Falling gasoline prices have not affected bus service operations in Dallas and Fort Worth. The T and DART buses use compressed natural gas (CNG). But low prices have been bad news for light rail service in the past. Not so this time around.
Morgan Lyons, vice president of communications for Dallas Area Rapid Transit, explains.
From Morgan Lyons’s interview:
How gas prices have typically affected light rail ridership: Generally where we see the impact is when gasoline prices go up, our ridership goes up. The other thing that continues to affect ridership is employment. When people are working, they’re riding. Interestingly enough, this time, as gasoline prices have gone down, our ridership has continued to grow.
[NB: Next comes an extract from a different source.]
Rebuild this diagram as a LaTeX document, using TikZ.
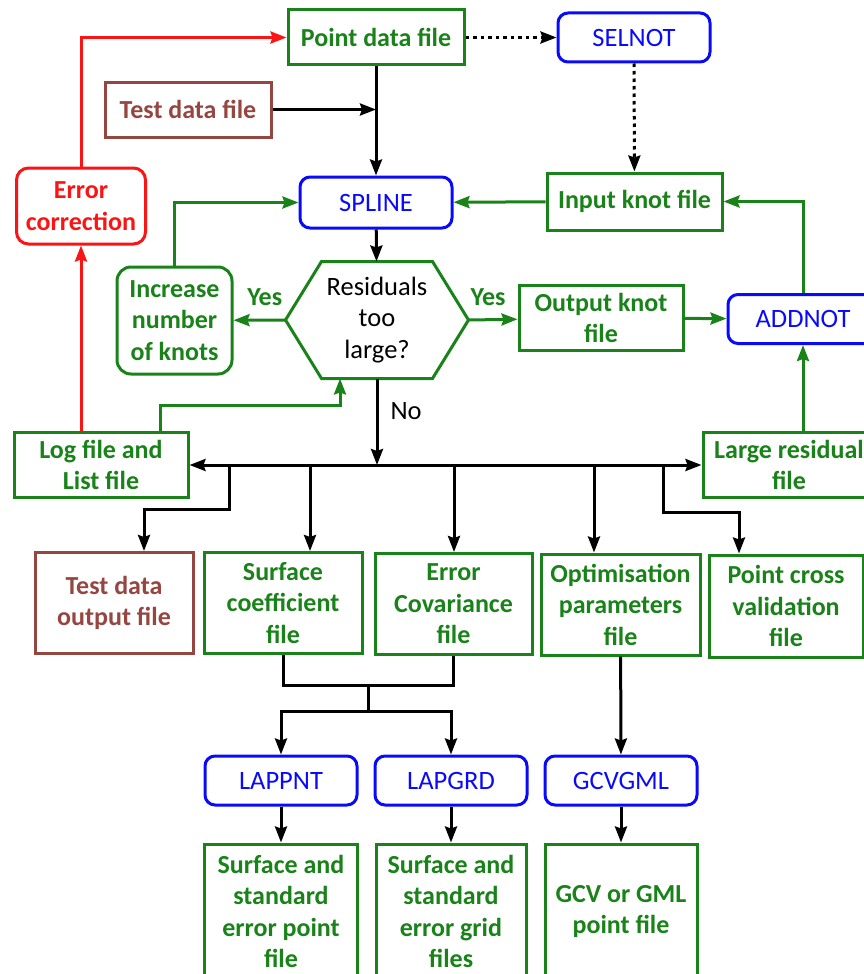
\documentclass[tikz,border=0pt]{standalone}
\usepackage{fontspec}
\setmainfont{Carlito}
\usetikzlibrary{positioning, arrows.meta}
\definecolor{flowgreen}{RGB}{25,130,25}
\definecolor{flowblue}{RGB}{10,10,250}
\definecolor{flowred}{RGB}{250,20,20}
\definecolor{flowbrown}{RGB}{150,70,65}
\tikzset{
>={Stealth[length=16pt, width=12pt, inset=2pt]}, % filled heads like the chart
node distance=170pt, % spacing of the lower program row
every node/.style={font=\bfseries\fontsize{26}{31.5}\selectfont, align=center, inner sep=0pt}, % one text size
plain/.style={font=\fontsize{26.5}{31.5}\selectfont}, % lighter text
filebox/.style={draw=flowgreen, text=flowgreen, minimum width=158pt, minimum height=101pt}, % data files
progbox/.style={plain, draw=flowblue, text=flowblue, rounded corners=10pt, minimum width=152pt, minimum height=49pt}, % programs
testbox/.style={filebox, draw=flowbrown, text=flowbrown}, % test data
fixbox/.style={draw=flowred, text=flowred, rounded corners=12pt}, % manual step
dotline/.style={dash pattern=on 3.5pt off 4pt}, % the SELNOT route
}

\begin{document}
\begin{tikzpicture}[x=1pt, y=-1pt, ->, line width=3pt]
\useasboundingbox (0,0) rectangle (864,974);
\clip (0,0) rectangle (864,974);
\node[filebox, minimum width=176pt, minimum height=55pt] (pdata) at (376,37.5) {Point data file};
\node[progbox] (selnot) at (634,37.5) {SELNOT};
\node[testbox, minimum width=166pt, minimum height=55pt] (tdata) at (188,109.5) {Test data file};
\node[progbox, minimum height=51pt] (spline) at (376,202.5) {SPLINE};
\node[filebox, minimum width=175pt, minimum height=57pt] (inknot) at (634.5,201.5) {Input knot file};
\node[fixbox, minimum width=129pt, minimum height=76pt] (errcor) at (81,206) {Error\\correction};
\node[filebox, rounded corners=14pt, minimum width=115pt, minimum height=107pt] (incr) at (174.5,320.5) {Increase\\number\\of knots};
\node[plain, minimum width=180pt, minimum height=114pt] (resid) at (377,320) {Residuals\\too\\large?};
\node[filebox, minimum width=164pt, minimum height=65pt] (outknot) at (601,318) {Output knot\\file};
\node[progbox, minimum width=150pt] (addnot) at (803,319) {ADDNOT};
\node[filebox, minimum width=174pt, minimum height=65pt] (logf) at (101,465) {Log file and\\List file};
\node[filebox, minimum width=172pt, minimum height=65pt] (large) at (789,465) {Large residual\\file};
\node[testbox] (tdout) at (114,603) {Test data\\output file};
\node[filebox] (surfc) at (283,603) {Surface\\coefficient\\file};
\node[filebox, minimum width=157pt] (errcov) at (453.5,604) {Error\\Covariance\\file};
\node[filebox, minimum width=159pt] (optim) at (620.5,604.5) {Optimisation\\parameters\\file};
\node[filebox, minimum width=154pt, minimum height=102pt] (ptcross) at (786,606) {Point cross\\validation\\file};
\node[progbox] (lappnt) at (281,780.5) {LAPPNT};
\node[progbox, right of=lappnt] (lapgrd) {LAPGRD};
\node[progbox, right of=lapgrd] (gcvgml) {GCVGML};
\node[filebox, minimum width=153pt, minimum height=135pt, below of=lappnt, node distance=131pt] (surfpt) {Surface and\\standard\\error point\\file};
\node[filebox, minimum width=150pt, minimum height=135pt, below of=lapgrd, node distance=131pt] (surfgr) {Surface and\\standard\\error grid\\files};
\node[filebox, minimum width=152pt, minimum height=135pt, below of=gcvgml, node distance=131pt] (gcvpt) {GCV or GML\\point file};
\draw[flowgreen, -] (resid.west) -- ([xshift=36pt]resid.north west) -- ([xshift=-36pt]resid.north east) -- (resid.east)
  -- ([xshift=-36pt]resid.south east) -- ([xshift=36pt]resid.south west) -- cycle;
\coordinate (bus) at (0,465);
\coordinate (b1) at (229,465);
\coordinate (b2) at (310,465);
\coordinate (b3) at (454,465);
\coordinate (b4) at (594,465);
\coordinate (b5) at (663,465);
\coordinate (logturn) at (340,405);
\coordinate (join) at (368,685);
\coordinate (split) at (368,711);
\draw[dotline] (pdata) -- (selnot);
\draw[dotline] (selnot) -- (inknot);
\draw (pdata) -- (spline);
\draw (tdata) -- (tdata -| pdata);
\draw[flowgreen] (inknot) -- (spline);
\draw[flowgreen] (addnot.north) |- (inknot);
\draw[flowgreen] (incr) |- (spline);
\draw[flowred] (errcor) |- (pdata);
\draw[flowred] (errcor.south |- logf.north) -- (errcor);
\draw (spline) -- (resid);
\draw[flowgreen] (resid.west) -- (incr) node[pos=0.4, above=13pt] {Yes};
\draw[flowgreen] (resid.east) -- (outknot) node[pos=0.4, above=13pt] {Yes};
\draw[flowgreen] (outknot) -- (addnot);
\draw[flowgreen] (large.north -| addnot) -- (addnot);
\draw[flowgreen] ([xshift=59pt]logf.north) |- (logturn) -- ([xshift=-37pt]resid.south);
\draw (resid.south) -- (resid.south |- bus) node[plain, pos=0.38, right=12pt] {No};
\draw[<->] (logf) -- (large);
\draw (b1) -- ++(0,44) -| ([xshift=30pt]tdout.north);
\draw (b2) -- (b2 |- surfc.north);
\draw (b3) -- (b3 |- errcov.north);
\draw (b4) -- (b4 |- optim.north);
\draw (b5) -- ++(0,47) -| ([xshift=-47pt]ptcross.north);
\draw[-] (surfc) |- (join) -| (errcov);
\draw[-] (join) -- (split);
\draw (split) -| (lappnt);
\draw (split) -| (lapgrd);
\draw (optim) -- (gcvgml);
\draw (lappnt) -- (surfpt);
\draw (lapgrd) -- (surfgr);
\draw (gcvgml) -- (gcvpt);
\end{tikzpicture}
\end{document}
Why? Employment is the big factor here. We’ve been in a recovery for a year or more, but it’s been kind of a jobless recovery. We’re starting to see people take jobs and get back in the workforce. As the economy continues to improve, and they’re using transit to get to work. Part of the reason is they see the convenience of riding it and how transit is able change their community and change their neighborhood and enhance the growth within. Now people are able to make live, work, entertainment choices and live within an area and have great access to choices. Substantial companies are locating close to transit because they want to make sure their employees can get to work, and employees are looking at that as a benefit – just being able to do something with the time other than just glare at the driver next to them.
Who's using DART light rail: Most of our customers are what the industry call choice customers or basically people with cars who make a choice to use transit instead of a personal auto. And so convenience comes in many forms: Is it close to where I live? It needs to be typically within a quarter mile, and most jobs within the DART service area are within a quarter mile of a DART facility, so we think that’s important.